Key insight: Given a handful of input-output pairs, a large language model can generate a prompt that, along with the same inputs, would result in the similar outputs. Moreover, having produced a prompt, it can generate variations that may result in even more similar outputs.
How it works: APE requires two large language models: a prompt generator (which produces prompts) and a content generator (which, given a prompt, produces output). For the prompt generator, they tried both language models that complete inputs (such as GPT-3 and InstructGPT) and those that fill in blanks in inputs (such as T5, GLM, and InsertGPT). For the content generator, they used InstructGPT.
- The authors fed the prompt generator a prompt such as, “I gave a friend an instruction and five inputs. The friend read the instruction and wrote an output for every one of the inputs. Here are the input-output pairs:” followed by a small set of example inputs and outputs, such as the names of two animals and which one is larger, from Instruction Induction. After the example inputs and outputs, the prompt concluded, “The instruction was ”. The prompt generator responded with a prompt such as “Choose the animal that is bigger.”

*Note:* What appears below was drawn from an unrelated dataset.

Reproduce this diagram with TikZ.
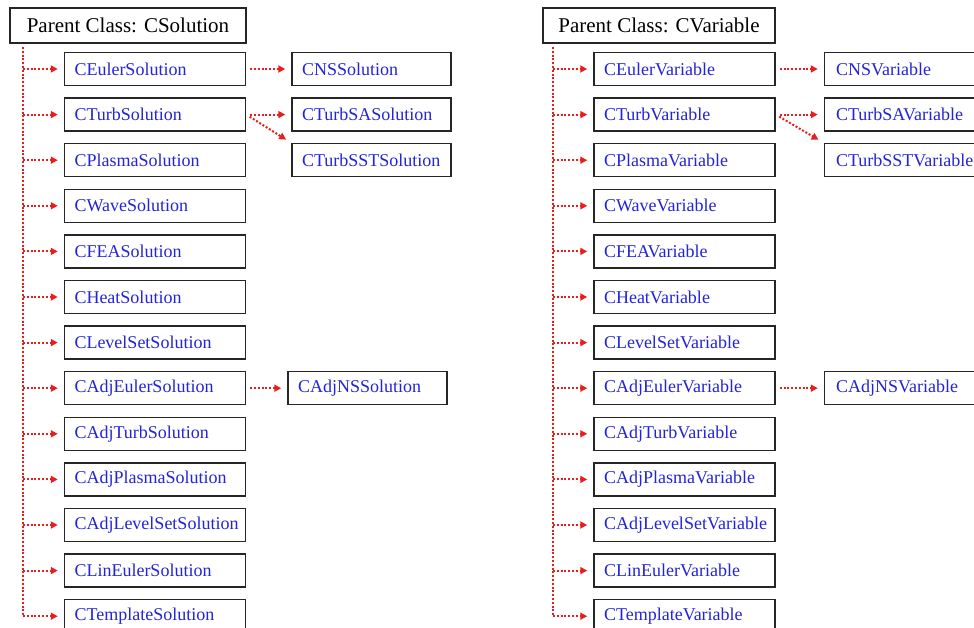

- They fed the generated prompt plus 50 example inputs from the dataset to the content generator, which generated outputs.
- They scored the prompt’s quality based on how often the content generator produced outputs that exactly matched the expected outputs.
- They sharpened the prompt by asking the prompt generator to produce a prompt similar to the highest-scoring one (“Generate a variation of the following instruction . . . ”) and repeated the process. They performed this step three times. For example, a higher-scoring variation of the earlier prompt example is “Identify which animal is larger”.
Results: Earlier work on automated prompt engineering used large language models to generate prompts but didn’t iteratively refine them. In 19 out of the 24 tasks in Instruction Induction, prompts generated by InstructGPT using APE outperformed the earlier work as well as human-engineered prompts according to Interquartile Mean (IQM), the mean exact-match accuracy after discarding the lowest and the highest 25 percent. On all 24 tasks, prompts produced by InstructGPT using APE achieved 0.765 IQM, while human prompts achieved 0.749 IQM. By optimizing measures of truthfulness and informativeness, the method produced prompts that steered the content generator to produce output with those qualities. For instance, on TruthfulQA, a question-answering dataset that tests for truthful and informative answers, answers produced by InstructGPT using APE were rated true and informative 40 percent of the time, while answers produced using prompts composed by humans achieved 30 percent (although the generated answers produced by InstructGPT using APE often take shortcuts such as “no comment,” which has high truthfulness but little information).
Why it matters: As researchers develop new large language models, APE provides a systematic way to get the most out of them.
We’re thinking: Prompt engineers have only existed for a few years, and already robots are coming for their jobs!